Layer on top of that huge currency fluctuations and the impact that has on input costs, as well as high interest rates, and the result is significant uncertainty.

 

“It was fascinating to see how farmers cope with that,” said Mr Allen. “We visited one farm that had made significant profits in 2017, and was ‘burning them up’ at present. He managed to exist without debt by building up his bank balance in the better times and living off it in the poorer times.

 

“The other thing we saw was tactical timing of debt – taking debt when interest rates were low and fixing the rate, to enable step-change investment in the farm at a predictable cost.

 

“Farmers had to be very aware of forward financial planning to succeed.”
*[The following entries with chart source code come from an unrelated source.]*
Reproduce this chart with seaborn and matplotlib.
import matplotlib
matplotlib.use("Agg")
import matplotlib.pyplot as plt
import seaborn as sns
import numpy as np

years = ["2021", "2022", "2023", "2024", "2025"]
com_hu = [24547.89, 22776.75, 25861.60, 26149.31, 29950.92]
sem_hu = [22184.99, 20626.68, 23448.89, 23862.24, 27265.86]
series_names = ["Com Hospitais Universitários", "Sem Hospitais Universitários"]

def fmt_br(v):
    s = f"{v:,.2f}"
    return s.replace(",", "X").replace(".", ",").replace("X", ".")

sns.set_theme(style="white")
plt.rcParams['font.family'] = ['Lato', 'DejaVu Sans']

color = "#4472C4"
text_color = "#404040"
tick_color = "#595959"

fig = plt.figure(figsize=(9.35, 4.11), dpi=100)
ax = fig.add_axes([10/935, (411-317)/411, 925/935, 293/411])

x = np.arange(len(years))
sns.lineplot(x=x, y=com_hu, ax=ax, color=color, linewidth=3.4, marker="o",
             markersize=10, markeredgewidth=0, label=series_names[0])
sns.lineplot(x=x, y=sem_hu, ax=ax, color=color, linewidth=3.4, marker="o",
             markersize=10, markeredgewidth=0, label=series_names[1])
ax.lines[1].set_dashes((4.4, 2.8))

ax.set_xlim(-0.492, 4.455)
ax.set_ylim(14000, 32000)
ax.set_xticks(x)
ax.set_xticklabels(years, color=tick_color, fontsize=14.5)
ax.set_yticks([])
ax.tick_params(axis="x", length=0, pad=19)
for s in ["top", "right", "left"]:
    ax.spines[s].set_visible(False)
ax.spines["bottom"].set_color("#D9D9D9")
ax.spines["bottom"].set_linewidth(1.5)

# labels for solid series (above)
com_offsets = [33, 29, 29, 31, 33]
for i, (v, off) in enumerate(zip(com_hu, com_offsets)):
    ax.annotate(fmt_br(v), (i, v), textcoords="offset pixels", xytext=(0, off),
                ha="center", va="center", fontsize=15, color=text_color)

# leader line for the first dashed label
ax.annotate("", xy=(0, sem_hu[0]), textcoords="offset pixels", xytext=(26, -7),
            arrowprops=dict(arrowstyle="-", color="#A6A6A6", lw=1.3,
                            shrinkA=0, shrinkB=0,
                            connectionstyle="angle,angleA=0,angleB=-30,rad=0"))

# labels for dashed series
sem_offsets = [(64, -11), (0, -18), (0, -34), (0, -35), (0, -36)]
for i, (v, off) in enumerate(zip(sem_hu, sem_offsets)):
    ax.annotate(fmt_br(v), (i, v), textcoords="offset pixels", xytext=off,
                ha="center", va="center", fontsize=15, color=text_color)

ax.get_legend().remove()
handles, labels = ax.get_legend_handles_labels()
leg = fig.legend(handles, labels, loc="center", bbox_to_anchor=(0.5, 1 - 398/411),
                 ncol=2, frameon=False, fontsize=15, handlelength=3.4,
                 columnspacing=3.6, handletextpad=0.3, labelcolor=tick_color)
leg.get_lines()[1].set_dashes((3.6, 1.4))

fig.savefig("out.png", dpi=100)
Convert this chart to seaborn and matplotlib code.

3 There is a lack of investment but massive potential to grow. Because of the challenges around volatility and the government instability in Argentina, farms are not as well invested in as they could be. Dairy herds can be put down without housing and can produce decent yields all-yearround.

 

The potential is huge, due to the climate and established dairy sector. Good land costs £7,410/ha (£3,000/acre) and cost of production is typically 15-20ppl.

 

“If the policy position changed, Argentina could very rapidly out-perform New Zealand on the world dairy market, which would have an impact on global prices, although this seems unlikely in the short- to medium-term.”

 

4 Labour problems are not unique to UK farms. One of the biggest challenges for Argentina’s dairy farmers is access to labour.

 

Mr Allen explained: “We saw a range of different approaches being undertaken to address this, with skilled workers often being tied in to long-term contracts over 15 years, with a promise of a profit share in the last five years of that arrangement to ensure they stayed.”

 

5 Complacency holds back technical efficiency.

 

“One of the most striking things was that we saw farms with favourable grazing conditions, access to great quality, cheap feed that was being fed generously, and yet yields were only around 6-7,000 litres/cow/year from Holstein cattle,” said Mr Allen.

 

“It seemed that because feed was cheap, there was little effort to maximise production from it, yet optimising technical performance from a given set of inputs is key to profitability and resilience to volatility.”